Goal >>
Keep every line where the word "this" appears; drop the rest.
###
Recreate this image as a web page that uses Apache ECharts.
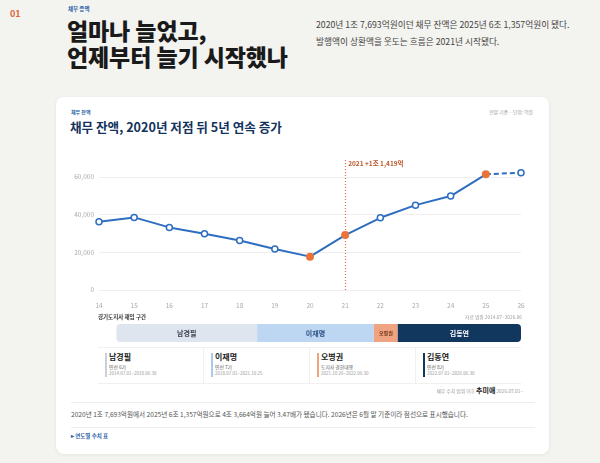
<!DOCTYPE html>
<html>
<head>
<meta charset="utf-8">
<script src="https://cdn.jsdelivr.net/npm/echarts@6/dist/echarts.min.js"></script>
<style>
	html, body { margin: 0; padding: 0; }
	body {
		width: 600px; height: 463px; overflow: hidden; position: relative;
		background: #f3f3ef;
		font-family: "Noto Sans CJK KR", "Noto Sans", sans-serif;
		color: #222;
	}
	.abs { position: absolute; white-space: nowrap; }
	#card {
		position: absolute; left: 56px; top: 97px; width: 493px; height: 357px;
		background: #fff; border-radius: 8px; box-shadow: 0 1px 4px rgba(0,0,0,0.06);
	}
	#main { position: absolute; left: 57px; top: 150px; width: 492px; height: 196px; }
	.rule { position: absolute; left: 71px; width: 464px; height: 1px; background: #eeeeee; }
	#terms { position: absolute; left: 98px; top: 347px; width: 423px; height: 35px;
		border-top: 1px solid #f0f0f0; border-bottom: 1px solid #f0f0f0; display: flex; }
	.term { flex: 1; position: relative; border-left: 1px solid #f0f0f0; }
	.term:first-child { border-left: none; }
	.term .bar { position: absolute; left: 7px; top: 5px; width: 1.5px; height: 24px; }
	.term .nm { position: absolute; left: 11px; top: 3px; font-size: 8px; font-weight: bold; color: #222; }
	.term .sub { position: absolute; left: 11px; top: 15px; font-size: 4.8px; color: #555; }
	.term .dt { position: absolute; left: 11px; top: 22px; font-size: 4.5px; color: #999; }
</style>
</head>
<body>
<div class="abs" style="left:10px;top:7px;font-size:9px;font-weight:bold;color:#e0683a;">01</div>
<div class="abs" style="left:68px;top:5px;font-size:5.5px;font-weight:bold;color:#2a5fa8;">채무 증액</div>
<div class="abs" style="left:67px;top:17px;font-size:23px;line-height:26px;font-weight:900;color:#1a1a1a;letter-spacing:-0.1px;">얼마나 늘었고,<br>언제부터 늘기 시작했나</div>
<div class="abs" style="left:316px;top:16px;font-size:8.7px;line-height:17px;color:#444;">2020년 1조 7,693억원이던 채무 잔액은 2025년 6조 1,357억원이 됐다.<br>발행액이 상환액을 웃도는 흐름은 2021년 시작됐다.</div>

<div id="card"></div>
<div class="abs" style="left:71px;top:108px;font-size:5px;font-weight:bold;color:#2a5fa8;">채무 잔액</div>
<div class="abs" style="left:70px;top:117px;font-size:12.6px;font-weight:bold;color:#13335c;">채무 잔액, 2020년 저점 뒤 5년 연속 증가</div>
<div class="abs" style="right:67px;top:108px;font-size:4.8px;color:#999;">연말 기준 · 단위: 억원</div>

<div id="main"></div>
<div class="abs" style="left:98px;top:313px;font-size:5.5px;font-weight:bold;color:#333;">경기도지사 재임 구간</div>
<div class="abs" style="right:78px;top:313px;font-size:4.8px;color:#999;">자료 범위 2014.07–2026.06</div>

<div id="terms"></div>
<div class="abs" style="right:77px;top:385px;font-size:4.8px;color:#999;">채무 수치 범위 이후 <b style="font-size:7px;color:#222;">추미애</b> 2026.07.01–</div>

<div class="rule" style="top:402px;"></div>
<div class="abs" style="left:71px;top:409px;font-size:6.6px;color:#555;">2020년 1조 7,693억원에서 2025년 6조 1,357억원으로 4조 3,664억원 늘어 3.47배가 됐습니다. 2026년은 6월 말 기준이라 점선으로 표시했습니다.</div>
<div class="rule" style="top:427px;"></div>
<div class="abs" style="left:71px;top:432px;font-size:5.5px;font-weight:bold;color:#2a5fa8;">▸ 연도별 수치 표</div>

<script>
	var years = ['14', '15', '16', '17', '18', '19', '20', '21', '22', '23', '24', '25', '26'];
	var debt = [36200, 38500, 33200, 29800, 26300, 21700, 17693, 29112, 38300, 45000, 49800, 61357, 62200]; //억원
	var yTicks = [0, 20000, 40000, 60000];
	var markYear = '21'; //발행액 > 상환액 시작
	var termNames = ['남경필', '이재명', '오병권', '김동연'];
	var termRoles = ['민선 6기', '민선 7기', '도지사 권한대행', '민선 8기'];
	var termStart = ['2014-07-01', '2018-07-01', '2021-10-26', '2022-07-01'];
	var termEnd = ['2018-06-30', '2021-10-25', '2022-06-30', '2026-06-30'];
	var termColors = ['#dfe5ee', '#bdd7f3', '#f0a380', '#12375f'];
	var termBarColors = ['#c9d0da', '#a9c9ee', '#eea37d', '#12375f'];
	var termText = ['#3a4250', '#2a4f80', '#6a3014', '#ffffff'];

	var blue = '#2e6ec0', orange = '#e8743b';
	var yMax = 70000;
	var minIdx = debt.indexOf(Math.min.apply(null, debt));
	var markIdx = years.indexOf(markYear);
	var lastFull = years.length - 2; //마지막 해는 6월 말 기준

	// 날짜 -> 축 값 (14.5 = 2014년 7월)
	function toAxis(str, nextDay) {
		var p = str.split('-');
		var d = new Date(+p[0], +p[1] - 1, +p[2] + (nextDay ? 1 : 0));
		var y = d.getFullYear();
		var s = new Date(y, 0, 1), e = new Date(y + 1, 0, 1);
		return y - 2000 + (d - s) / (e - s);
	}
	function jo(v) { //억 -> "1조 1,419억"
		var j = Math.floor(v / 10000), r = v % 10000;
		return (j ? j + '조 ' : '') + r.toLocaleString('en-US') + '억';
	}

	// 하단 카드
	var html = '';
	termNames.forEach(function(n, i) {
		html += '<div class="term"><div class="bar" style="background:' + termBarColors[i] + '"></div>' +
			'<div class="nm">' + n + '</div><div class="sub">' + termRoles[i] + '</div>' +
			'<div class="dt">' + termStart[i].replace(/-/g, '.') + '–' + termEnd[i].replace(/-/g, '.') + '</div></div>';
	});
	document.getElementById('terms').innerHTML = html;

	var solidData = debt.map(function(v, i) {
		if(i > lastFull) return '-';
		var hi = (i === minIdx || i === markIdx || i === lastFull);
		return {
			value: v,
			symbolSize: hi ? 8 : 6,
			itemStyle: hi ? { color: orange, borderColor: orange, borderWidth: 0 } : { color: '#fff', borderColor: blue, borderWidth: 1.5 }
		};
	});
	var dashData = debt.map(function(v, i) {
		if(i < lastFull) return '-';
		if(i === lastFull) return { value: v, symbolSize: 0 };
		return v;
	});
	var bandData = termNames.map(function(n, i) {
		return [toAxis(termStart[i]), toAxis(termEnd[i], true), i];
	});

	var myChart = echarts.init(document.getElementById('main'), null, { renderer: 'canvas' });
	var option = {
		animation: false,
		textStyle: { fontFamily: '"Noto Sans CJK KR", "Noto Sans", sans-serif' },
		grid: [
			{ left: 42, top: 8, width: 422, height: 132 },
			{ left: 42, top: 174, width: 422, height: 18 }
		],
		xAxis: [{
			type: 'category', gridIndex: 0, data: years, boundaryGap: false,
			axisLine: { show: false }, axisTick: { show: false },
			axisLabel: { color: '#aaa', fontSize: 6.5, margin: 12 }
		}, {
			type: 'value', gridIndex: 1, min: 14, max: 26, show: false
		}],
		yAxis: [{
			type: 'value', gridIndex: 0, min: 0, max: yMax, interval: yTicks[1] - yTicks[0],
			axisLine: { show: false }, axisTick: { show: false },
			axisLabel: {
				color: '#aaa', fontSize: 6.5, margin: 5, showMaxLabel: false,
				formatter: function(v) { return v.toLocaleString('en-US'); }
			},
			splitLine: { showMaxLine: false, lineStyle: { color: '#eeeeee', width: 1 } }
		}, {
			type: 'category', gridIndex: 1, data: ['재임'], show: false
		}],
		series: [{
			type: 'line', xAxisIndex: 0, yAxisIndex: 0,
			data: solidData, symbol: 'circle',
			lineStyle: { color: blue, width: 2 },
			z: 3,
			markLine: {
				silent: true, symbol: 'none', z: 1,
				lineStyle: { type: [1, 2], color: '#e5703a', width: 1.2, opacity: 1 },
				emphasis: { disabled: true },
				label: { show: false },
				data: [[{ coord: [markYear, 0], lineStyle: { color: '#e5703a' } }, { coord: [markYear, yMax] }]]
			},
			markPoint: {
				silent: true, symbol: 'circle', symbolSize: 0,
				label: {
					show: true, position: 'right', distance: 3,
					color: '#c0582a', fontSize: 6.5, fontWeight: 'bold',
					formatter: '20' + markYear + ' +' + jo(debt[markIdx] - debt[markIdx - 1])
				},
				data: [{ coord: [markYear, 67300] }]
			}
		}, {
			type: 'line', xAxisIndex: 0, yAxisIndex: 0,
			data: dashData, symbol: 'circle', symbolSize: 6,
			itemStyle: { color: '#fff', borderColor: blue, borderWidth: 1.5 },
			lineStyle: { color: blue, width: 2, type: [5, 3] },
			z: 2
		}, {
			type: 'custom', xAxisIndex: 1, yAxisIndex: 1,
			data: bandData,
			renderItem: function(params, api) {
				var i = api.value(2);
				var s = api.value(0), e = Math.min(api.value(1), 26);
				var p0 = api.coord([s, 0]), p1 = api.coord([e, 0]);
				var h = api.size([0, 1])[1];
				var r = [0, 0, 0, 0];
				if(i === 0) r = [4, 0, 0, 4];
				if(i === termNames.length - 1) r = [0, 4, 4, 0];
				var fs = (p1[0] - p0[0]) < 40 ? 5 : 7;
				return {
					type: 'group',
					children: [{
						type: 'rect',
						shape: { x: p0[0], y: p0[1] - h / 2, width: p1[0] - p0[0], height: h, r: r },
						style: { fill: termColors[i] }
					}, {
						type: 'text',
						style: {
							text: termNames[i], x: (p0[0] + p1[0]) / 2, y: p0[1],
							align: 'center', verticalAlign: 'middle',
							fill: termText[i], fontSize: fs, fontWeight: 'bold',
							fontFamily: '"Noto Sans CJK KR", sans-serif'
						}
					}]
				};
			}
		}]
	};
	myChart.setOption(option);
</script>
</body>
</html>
###
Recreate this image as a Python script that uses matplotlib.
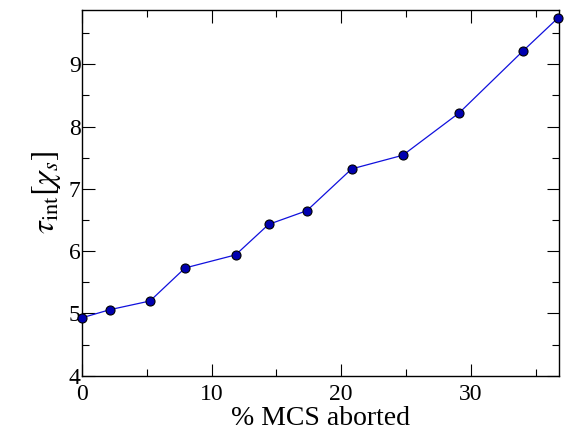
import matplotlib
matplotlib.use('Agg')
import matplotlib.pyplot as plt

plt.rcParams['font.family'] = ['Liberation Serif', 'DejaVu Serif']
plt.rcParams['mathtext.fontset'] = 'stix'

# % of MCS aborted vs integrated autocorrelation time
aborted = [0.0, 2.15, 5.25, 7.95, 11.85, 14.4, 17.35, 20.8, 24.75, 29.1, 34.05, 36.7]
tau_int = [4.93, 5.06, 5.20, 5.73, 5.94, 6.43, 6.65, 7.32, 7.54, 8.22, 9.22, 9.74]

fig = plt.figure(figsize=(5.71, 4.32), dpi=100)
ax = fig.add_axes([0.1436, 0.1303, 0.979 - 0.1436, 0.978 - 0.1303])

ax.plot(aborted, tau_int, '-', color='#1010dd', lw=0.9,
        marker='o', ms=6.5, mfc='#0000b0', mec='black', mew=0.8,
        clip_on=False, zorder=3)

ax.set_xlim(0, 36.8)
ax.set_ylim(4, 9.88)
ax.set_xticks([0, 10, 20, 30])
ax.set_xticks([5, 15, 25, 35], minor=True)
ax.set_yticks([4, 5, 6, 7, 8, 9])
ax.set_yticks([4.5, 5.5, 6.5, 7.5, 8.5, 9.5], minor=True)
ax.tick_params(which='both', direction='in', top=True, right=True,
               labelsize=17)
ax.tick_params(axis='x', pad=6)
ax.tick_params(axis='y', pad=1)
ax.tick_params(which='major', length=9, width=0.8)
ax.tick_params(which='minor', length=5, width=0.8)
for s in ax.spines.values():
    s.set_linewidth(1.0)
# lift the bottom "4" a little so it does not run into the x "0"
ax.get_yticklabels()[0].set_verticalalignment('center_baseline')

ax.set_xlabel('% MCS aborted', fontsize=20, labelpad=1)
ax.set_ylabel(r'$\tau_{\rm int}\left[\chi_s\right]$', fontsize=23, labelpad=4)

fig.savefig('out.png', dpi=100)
###
Completed task >>
Recreate this image as a web page that uses Apache ECharts.
Recreate this image as a Python script that uses matplotlib.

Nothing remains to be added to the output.